High Court says Bank of Ireland does not have to pay salary

Senior official refused court order on having her wages paid while pursuing legal action

A senior Bank of Ireland official who alleges she was marginalised and "set up to fail" by her employer has been refused a court order requiring the bank pay her salary pending the outcome of her full legal action.

Catherine Ryan, who joined Bank of Ireland as deputy head of group performance, initiated proceedings against it last month aimed at nullifying her dismissal. She also seeks various orders including for her return to employment with the bank or damages.

BOI denies her claims and argues her employment has been validly terminated.

At the High Court on Friday, Mr Justice Paul Gilligan said he could not order BOI to pay Ms Ryan's salary on an ongoing basis until the full hearing of the action.


The judge, noting the conflict of evidence between the parties, said he could not find Ms Ryan had made out a strong case likely to succeed.

The claims would have to be be determined by a trial judge who would have every opportunity to assess witnesses, their demeanour and the surrounding supporting facts before coming to a conclusion on the totality of evidence put before it.

While refusing the payment order sought, the judge said he would direct the dispute proceed to full hearing at the earliest possible opportunity and fixed it for hearing when the next law term opens in October.


In her proceedings, Ms Ryan claims, since she was appointed last September as deputy head of group performance at an annual salary of €177,000, her superior had redefined her role to a lower position.

Ms Ryan, a mother of two, from Dundrum, Dublin, claims she gave up employment with Ernst & Young after being given assurances about her employment by BOI. She alleges the role she was assigned to do was very different from what she was hired to do, certain tasks were assigned to her of which she has no experience and she has been isolated at work.

She also alleges she has been “set up to fail” by her superior who, she claims, was against her being hired by the bank.

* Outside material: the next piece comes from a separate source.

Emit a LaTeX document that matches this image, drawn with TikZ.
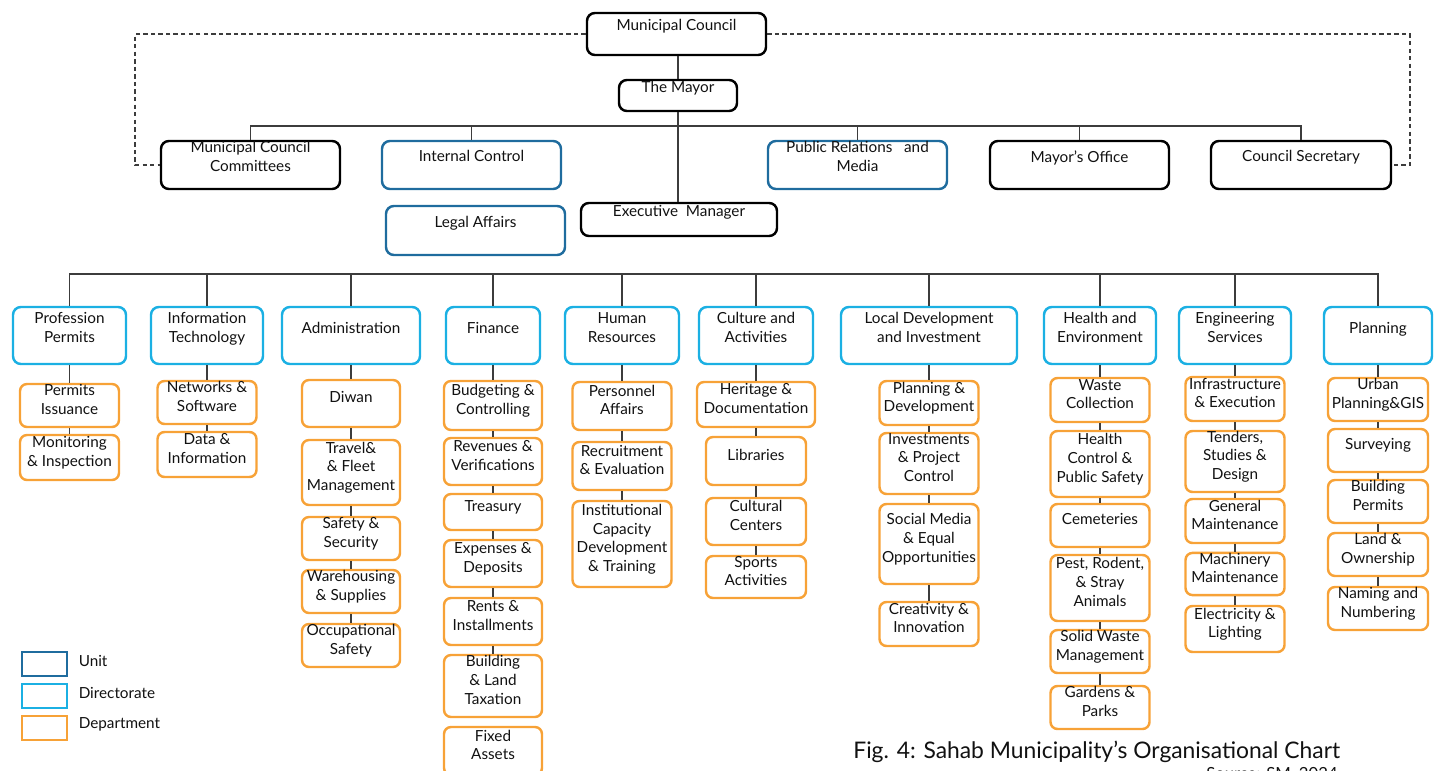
\documentclass[tikz,border=0pt]{standalone}
\usepackage{fontspec}
\setmainfont{Lato}
\definecolor{UnitBlue}{HTML}{1F6C9E}
\definecolor{DirCyan}{HTML}{1BB0E3}
\definecolor{DeptOrange}{HTML}{F7A237}
\definecolor{LineGray}{HTML}{3C3C3C}
\definecolor{TextDark}{HTML}{111111}
\usepackage{tikz}
\usetikzlibrary{positioning}
\tikzset{
  % Box styles
  basebox/.style={rectangle, rounded corners=4.5pt, line width=1.4pt, align=center, inner sep=0pt, text=TextDark, font=\fontsize{8.7}{10.6}\selectfont},
  headbox/.style={basebox, draw=black, execute at end node={\rule[-10pt]{0pt}{10pt}}},
  unitbox/.style={basebox, draw=UnitBlue, execute at end node={\rule[-10pt]{0pt}{10pt}}},
  dirbox/.style={basebox, draw=DirCyan, execute at end node={\rule[-9pt]{0pt}{9pt}}},
  deptbox/.style={basebox, draw=DeptOrange, rounded corners=4pt, execute at end node={\rule[-7pt]{0pt}{7pt}}},
  boxsize/.style 2 args={minimum width=#1*0.02cm, minimum height=#2*0.02cm},
  % Line styles
  link/.style={draw=LineGray, line width=0.8pt},
  dashlink/.style={draw=LineGray, line width=0.7pt, dash pattern=on 2.5pt off 1.8pt},
  % Legend styles
  legendbox/.style={rectangle, line width=1.6pt, minimum width=0.9cm, minimum height=0.48cm, inner sep=0pt},
  legendtext/.style={inner sep=0pt, text=TextDark, font=\fontsize{8.7}{10.6}\selectfont}
}

\begin{document}
\begin{tikzpicture}[x=0.02cm, y=-0.02cm]
  \useasboundingbox (0,0) rectangle (1434,771);

  % Council, mayor and offices
  \node[headbox, boxsize={179}{42}] (council) at (676.5,34) {Municipal Council};
  \node[headbox, boxsize={118}{31}] (mayor) at (678,95.5) {The Mayor};
  \node[headbox, boxsize={179}{48}] (committees) at (250.5,165) {Municipal Council\\Committees};
  \node[unitbox, boxsize={179}{48}] (intcontrol) at (471.5,165) {Internal Control};
  \node[unitbox, boxsize={179}{48}] (prmedia) at (857.5,165) {Public Relations\ \ \ and\\Media};
  \node[headbox, boxsize={179}{48}] (mayoroffice) at (1079.5,165) {Mayor’s Office};
  \node[headbox, boxsize={180}{48}] (secretary) at (1301,165) {Council Secretary};
  \node[unitbox, boxsize={179}{49}] (legal) at (475.5,230.5) {Legal Affairs};
  \node[headbox, boxsize={196}{33}] (execman) at (679,219.5) {Executive\ \ Manager};

  % Upper connectors
  \coordinate (busA) at (0,126);
  \coordinate (dashL) at (135,0);
  \coordinate (dashR) at (1410,0);
  \draw[link] (mayor.north) -- (mayor.north |- council.south);
  \draw[link] (mayor.south) -- (mayor.south |- execman.north);
  \draw[link] (committees.north) |- (secretary.north |- busA) -- (secretary.north);
  \foreach \n in {intcontrol, prmedia, mayoroffice}
    \draw[link] (\n.north) -- (\n.north |- busA);
  \draw[dashlink] (council.west) -| (dashL |- committees.west) -- (committees.west);
  \draw[dashlink] (council.east) -| (dashR |- secretary.east) -- (secretary.east);

  % Directorates
  \node[dirbox, boxsize={113}{57}] (profperm) at (69.5,335.5) {Profession\\Permits};
  \node[dirbox, boxsize={112}{57}] (infotech) at (207,335.5) {Information\\Technology};
  \node[dirbox, boxsize={138}{57}] (admin) at (351,335.5) {Administration};
  \node[dirbox, boxsize={94}{57}] (finance) at (493,335.5) {Finance};
  \node[dirbox, boxsize={114}{57}] (humres) at (622,335.5) {Human\\Resources};
  \node[dirbox, boxsize={114}{57}] (culture) at (756,335.5) {Culture and\\Activities};
  \node[dirbox, boxsize={176}{57}] (localdev) at (929,335.5) {Local Development\\and Investment};
  \node[dirbox, boxsize={112}{57}] (health) at (1100,335.5) {Health and\\Environment};
  \node[dirbox, boxsize={112}{57}] (engserv) at (1235,335.5) {Engineering\\Services};
  \node[dirbox, boxsize={108}{57}] (planning) at (1378,335.5) {Planning};

  \coordinate (busB) at (0,274);
  \draw[link] (profperm.north) |- (planning.north |- busB) -- (planning.north);
  \foreach \n in {infotech, admin, finance, humres, culture, localdev, health, engserv}
    \draw[link] (\n.north) -- (\n.north |- busB);

  % Departments: Profession Permits, Information Technology
  \node[deptbox, boxsize={99}{43}] (permiss) at (69.5,405.5) {Permits\\Issuance};
  \node[deptbox, boxsize={99}{45}] (monitor) at (69.5,457.5) {Monitoring\\\& Inspection};
  \node[deptbox, boxsize={99}{43}] (netsoft) at (207,402.5) {Networks \&\\Software};
  \node[deptbox, boxsize={99}{45}] (datainfo) at (207,454.5) {Data \&\\Information};

  % Departments: Administration
  \node[deptbox, boxsize={98}{47}] (diwan) at (351,403.5) {Diwan};
  \node[deptbox, boxsize={98}{65}] (travel) at (351,472.5) {Travel\&\\\& Fleet\\Management};
  \node[deptbox, boxsize={98}{43}] (safety) at (351,538.5) {Safety \&\\Security};
  \node[deptbox, boxsize={98}{43}] (warehouse) at (351,591.5) {Warehousing\\\& Supplies};
  \node[deptbox, boxsize={98}{43}] (occup) at (351,645.5) {Occupational\\Safety};

  % Departments: Finance
  \node[deptbox, boxsize={98}{49}] (budget) at (493,405.5) {Budgeting \&\\Controlling};
  \node[deptbox, boxsize={98}{47}] (revenue) at (493,461.5) {Revenues \&\\Verifications};
  \node[deptbox, boxsize={98}{36}] (treasury) at (493,512) {Treasury};
  \node[deptbox, boxsize={98}{47}] (expenses) at (493,563.5) {Expenses \&\\Deposits};
  \node[deptbox, boxsize={98}{47}] (rents) at (493,621.5) {Rents \&\\Installments};
  \node[deptbox, boxsize={98}{62}] (taxation) at (493,686) {Building\\\& Land\\Taxation};
  \node[deptbox, boxsize={98}{48}] (fixedassets) at (493,751) {Fixed\\Assets};

  % Departments: Human Resources, Culture
  \node[deptbox, boxsize={99}{48}] (personnel) at (622,406) {Personnel\\Affairs};
  \node[deptbox, boxsize={99}{48}] (recruit) at (622,466) {Recruitment\\\& Evaluation};
  \node[deptbox, boxsize={99}{86}] (capacity) at (622,544) {Institutional\\Capacity\\Development\\\& Training};
  \node[deptbox, boxsize={118}{45}] (heritage) at (756,404.5) {Heritage \&\\Documentation};
  \node[deptbox, boxsize={100}{48}] (libraries) at (756,461) {Libraries};
  \node[deptbox, boxsize={100}{47}] (culcenters) at (756,521.5) {Cultural\\Centers};
  \node[deptbox, boxsize={100}{42}] (sports) at (756,577) {Sports\\Activities};

  % Departments: Local Development
  \node[deptbox, boxsize={99}{44}] (plandev) at (929,403) {Planning \&\\Development};
  \node[deptbox, boxsize={99}{61}] (invest) at (929,463.5) {Investments\\\& Project\\Control};
  \node[deptbox, boxsize={99}{80}] (socialmedia) at (929,544) {Social Media\\\& Equal\\Opportunities};
  \node[deptbox, boxsize={99}{44}] (creativity) at (929,624) {Creativity \&\\Innovation};

  % Departments: Health and Environment
  \node[deptbox, boxsize={99}{44}] (wastecoll) at (1100,400) {Waste\\Collection};
  \node[deptbox, boxsize={99}{66}] (healthctrl) at (1100,464) {Health\\Control \&\\Public Safety};
  \node[deptbox, boxsize={99}{43}] (cemeteries) at (1100,525.5) {Cemeteries};
  \node[deptbox, boxsize={99}{66}] (pest) at (1100,588) {Pest, Rodent,\\\& Stray\\Animals};
  \node[deptbox, boxsize={99}{43}] (solidwaste) at (1100,651.5) {Solid Waste\\Management};
  \node[deptbox, boxsize={99}{43}] (gardens) at (1100,707.5) {Gardens \&\\Parks};

  % Departments: Engineering Services
  \node[deptbox, boxsize={99}{44}] (infra) at (1235,399) {Infrastructure\\\& Execution};
  \node[deptbox, boxsize={99}{61}] (tenders) at (1235,461.5) {Tenders,\\Studies \&\\Design};
  \node[deptbox, boxsize={99}{44}] (genmaint) at (1235,521) {General\\Maintenance};
  \node[deptbox, boxsize={99}{42}] (machmaint) at (1235,574) {Machinery\\Maintenance};
  \node[deptbox, boxsize={99}{46}] (electric) at (1235,629) {Electricity \&\\Lighting};

  % Departments: Planning
  \node[deptbox, boxsize={100}{43}] (urbangis) at (1378,399.5) {Urban\\Planning\&GIS};
  \node[deptbox, boxsize={100}{43}] (surveying) at (1378,450.5) {Surveying};
  \node[deptbox, boxsize={100}{43}] (buildperm) at (1378,501.5) {Building\\Permits};
  \node[deptbox, boxsize={100}{43}] (landown) at (1378,554.5) {Land \&\\Ownership};
  \node[deptbox, boxsize={100}{43}] (naming) at (1378,608.5) {Naming and\\Numbering};

  % Department chains
  \foreach \a/\b in {profperm/permiss, permiss/monitor, infotech/netsoft, netsoft/datainfo,
      admin/diwan, diwan/travel, travel/safety, safety/warehouse, warehouse/occup,
      finance/budget, budget/revenue, revenue/treasury, treasury/expenses, expenses/rents, rents/taxation,
      humres/personnel, personnel/recruit, recruit/capacity,
      culture/heritage, heritage/libraries, libraries/culcenters, culcenters/sports,
      localdev/plandev, plandev/invest, invest/socialmedia, socialmedia/creativity,
      health/wastecoll, wastecoll/healthctrl, healthctrl/cemeteries, cemeteries/pest, pest/solidwaste, solidwaste/gardens,
      engserv/infra, infra/tenders, tenders/genmaint, genmaint/machmaint, machmaint/electric,
      planning/urbangis, urbangis/surveying, surveying/buildperm, buildperm/landown, landown/naming}
    \draw[link] (\a.south) -- (\b.north);

  % Legend
  \node[legendbox, draw=UnitBlue] (lgunit) at (44.5,664) {};
  \node[legendbox, draw=DirCyan] (lgdir) at (44.5,696) {};
  \node[legendbox, draw=DeptOrange] (lgdept) at (44.5,728) {};
  \node[legendtext, right=0.2cm of lgunit, yshift=2pt] (lgunittxt) {Unit};
  \node[legendtext, right=0.2cm of lgdir, yshift=2pt] (lgdirtxt) {Directorate};
  \node[legendtext, right=0.2cm of lgdept, yshift=2pt] (lgdepttxt) {Department};

  % Caption
  \node[anchor=west, inner sep=0pt, text=TextDark, font=\fontsize{13}{15}\selectfont] (caption) at (853,752) {Fig. 4: Sahab Municipality’s Organisational Chart};
  \node[anchor=north east, inner sep=0pt, text=TextDark, font=\fontsize{9.5}{11}\selectfont] (source) at (1338,767) {Source: SM, 2024};
\end{tikzpicture}
\end{document}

She was hired at a higher salary than her superior and at the same grade as him, she said.

It is claimed a six-month probation period Ms Ryan had to undergo was used as a “tool” to try to get rid of her after the bank allegedly reneged on its commitments to her.

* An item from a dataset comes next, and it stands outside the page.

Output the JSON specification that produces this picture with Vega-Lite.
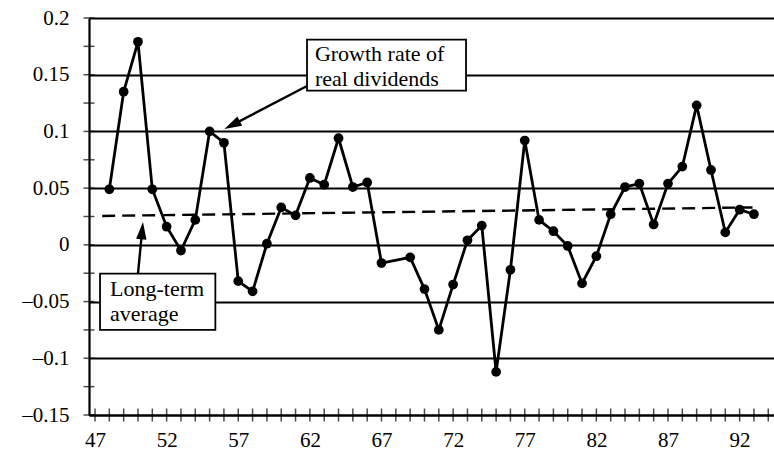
{
  "$schema": "https://vega.github.io/schema/vega-lite/v6.json",
  "width": 685,
  "height": 397,
  "autosize": {"type": "none"},
  "padding": {"left": 89, "top": 18, "right": 0, "bottom": 38},
  "background": "white",
  "config": {"view": {"stroke": null}, "font": "Liberation Serif, serif"},
  "datasets": {
    "series": [
      {"year": 48, "g": 0.049}, {"year": 49, "g": 0.135}, {"year": 50, "g": 0.179}, {"year": 51, "g": 0.049},
      {"year": 52, "g": 0.016}, {"year": 53, "g": -0.005}, {"year": 54, "g": 0.022}, {"year": 55, "g": 0.100},
      {"year": 56, "g": 0.090}, {"year": 57, "g": -0.032}, {"year": 58, "g": -0.041}, {"year": 59, "g": 0.001},
      {"year": 60, "g": 0.033}, {"year": 61, "g": 0.026}, {"year": 62, "g": 0.059}, {"year": 63, "g": 0.053},
      {"year": 64, "g": 0.094}, {"year": 65, "g": 0.051}, {"year": 66, "g": 0.055}, {"year": 67, "g": -0.016},
      {"year": 69, "g": -0.011}, {"year": 70, "g": -0.039}, {"year": 71, "g": -0.075}, {"year": 72, "g": -0.035},
      {"year": 73, "g": 0.004}, {"year": 74, "g": 0.017}, {"year": 75, "g": -0.112}, {"year": 76, "g": -0.022},
      {"year": 77, "g": 0.092}, {"year": 78, "g": 0.022}, {"year": 79, "g": 0.012}, {"year": 80, "g": -0.001},
      {"year": 81, "g": -0.034}, {"year": 82, "g": -0.010}, {"year": 83, "g": 0.027}, {"year": 84, "g": 0.051},
      {"year": 85, "g": 0.054}, {"year": 86, "g": 0.018}, {"year": 87, "g": 0.054}, {"year": 88, "g": 0.069},
      {"year": 89, "g": 0.123}, {"year": 90, "g": 0.066}, {"year": 91, "g": 0.011}, {"year": 92, "g": 0.031},
      {"year": 93, "g": 0.027}
    ],
    "avg": [{"year": 47.5, "g": 0.0255}, {"year": 92.9, "g": 0.033}],
    "boxes": [
      {"x": 61.8, "x2": 72.9, "y": 0.181, "y2": 0.136},
      {"x": 47.35, "x2": 55.4, "y": -0.0253, "y2": -0.075}
    ],
    "notes": [
      {"x": 62.35, "y": 0.1623, "text": "Growth rate of"},
      {"x": 62.35, "y": 0.1402, "text": "real dividends"},
      {"x": 48.05, "y": -0.045, "text": "Long-term"},
      {"x": 48.05, "y": -0.067, "text": "average"}
    ],
    "arrows": [
      {"x": 61.8, "y": 0.140, "x2": 56.57, "y2": 0.1056},
      {"x": 50.0, "y": -0.0253, "x2": 50.29, "y2": 0.0126}
    ],
    "heads": [
      {"x": 56.57, "y": 0.1056, "angle": 242.3},
      {"x": 50.29, "y": 0.0126, "angle": 5.7}
    ],
    "xticks": [
      {"t": 47}, {"t": 48}, {"t": 49}, {"t": 50}, {"t": 51}, {"t": 52}, {"t": 53}, {"t": 54}, {"t": 55}, {"t": 56},
      {"t": 57}, {"t": 58}, {"t": 59}, {"t": 60}, {"t": 61}, {"t": 62}, {"t": 63}, {"t": 64}, {"t": 65}, {"t": 66},
      {"t": 67}, {"t": 68}, {"t": 69}, {"t": 70}, {"t": 71}, {"t": 72}, {"t": 73}, {"t": 74}, {"t": 75}, {"t": 76},
      {"t": 77}, {"t": 78}, {"t": 79}, {"t": 80}, {"t": 81}, {"t": 82}, {"t": 83}, {"t": 84}, {"t": 85}, {"t": 86},
      {"t": 87}, {"t": 88}, {"t": 89}, {"t": 90}, {"t": 91}, {"t": 92}, {"t": 93}, {"t": 94}
    ],
    "yticks": [
      {"t": -0.15}, {"t": -0.125}, {"t": -0.1}, {"t": -0.075}, {"t": -0.05}, {"t": -0.025}, {"t": 0},
      {"t": 0.025}, {"t": 0.05}, {"t": 0.075}, {"t": 0.1}, {"t": 0.125}, {"t": 0.15}, {"t": 0.175}, {"t": 0.2}
    ]
  },
  "layer": [
    {
      "data": {"name": "series"},
      "mark": {"type": "line", "color": "black", "strokeWidth": 2.8,
               "point": {"filled": true, "size": 95, "color": "black", "opacity": 1}},
      "encoding": {
        "x": {"field": "year", "type": "quantitative",
              "scale": {"domain": [46.58, 94.4], "nice": false, "zero": false},
              "axis": {"values": [47, 52, 57, 62, 67, 72, 77, 82, 87, 92], "title": null, "grid": false,
                       "ticks": false, "tickSize": 0, "domainColor": "black", "domainWidth": 2.2,
                       "labelFont": "Liberation Serif, serif", "labelFontSize": 21, "labelColor": "black",
                       "labelPadding": 14, "labelFlush": false}},
        "y": {"field": "g", "type": "quantitative",
              "scale": {"domain": [-0.15, 0.2], "nice": false, "zero": false},
              "axis": {"values": [-0.15, -0.1, -0.05, 0, 0.05, 0.1, 0.15, 0.2], "title": null,
                       "grid": true, "gridColor": "black", "gridWidth": 1.8, "gridOpacity": 1,
                       "ticks": false, "tickSize": 0, "domainColor": "black", "domainWidth": 2.2,
                       "labelFont": "Liberation Serif, serif", "labelFontSize": 21, "labelColor": "black",
                       "labelPadding": 20, "labelFlush": false,
                       "labelExpr": "datum.value < 0 ? '–' + format(-datum.value, '') : format(datum.value, '')"}}
      }
    },
    {
      "data": {"name": "avg"},
      "mark": {"type": "line", "color": "black", "strokeWidth": 2.4, "strokeDash": [13, 7]},
      "encoding": {
        "x": {"field": "year", "type": "quantitative"},
        "y": {"field": "g", "type": "quantitative"}
      }
    },
    {
      "data": {"name": "xticks"},
      "mark": {"type": "tick", "orient": "vertical", "color": "black", "size": 13, "thickness": 1.5},
      "encoding": {
        "x": {"field": "t", "type": "quantitative"},
        "y": {"datum": -0.15, "type": "quantitative"}
      }
    },
    {
      "data": {"name": "yticks"},
      "mark": {"type": "tick", "orient": "horizontal", "color": "black", "size": 11, "thickness": 1.5},
      "encoding": {
        "y": {"field": "t", "type": "quantitative"},
        "x": {"datum": 46.58, "type": "quantitative"}
      }
    },
    {
      "data": {"name": "arrows"},
      "mark": {"type": "rule", "color": "black", "strokeWidth": 2.4},
      "encoding": {
        "x": {"field": "x", "type": "quantitative"},
        "y": {"field": "y", "type": "quantitative"},
        "x2": {"field": "x2"},
        "y2": {"field": "y2"}
      }
    },
    {
      "data": {"name": "heads"},
      "mark": {"type": "point", "shape": "M0,-1L0.6,1L-0.6,1Z", "filled": true, "color": "black", "opacity": 1, "size": 300},
      "encoding": {
        "x": {"field": "x", "type": "quantitative"},
        "y": {"field": "y", "type": "quantitative"},
        "angle": {"field": "angle", "type": "quantitative", "scale": null}
      }
    },
    {
      "data": {"name": "boxes"},
      "mark": {"type": "rect", "fill": "white", "stroke": "black", "strokeWidth": 1.8},
      "encoding": {
        "x": {"field": "x", "type": "quantitative"},
        "x2": {"field": "x2"},
        "y": {"field": "y", "type": "quantitative"},
        "y2": {"field": "y2"}
      }
    },
    {
      "data": {"name": "notes"},
      "mark": {"type": "text", "align": "left", "baseline": "alphabetic", "font": "Liberation Serif, serif", "fontSize": 22, "color": "black"},
      "encoding": {
        "x": {"field": "x", "type": "quantitative"},
        "y": {"field": "y", "type": "quantitative"},
        "text": {"field": "text"}
      }
    }
  ]
}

It is claimed her superior earlier this year issued an allegedly false, malicious and defamatory recommendation regarding her continued employment. Following a review by BOI, she was informed she was being dismissed.

In denying Ms Ryan’s claims, BOI says the decision to terminate her employment was performance related. Ms Ryan did not meet an acceptable standard of performance during her probationary period to warrant her remaining in the position to which she was recruited, the bank claims. It also rejects her criticism of other officials at the bank.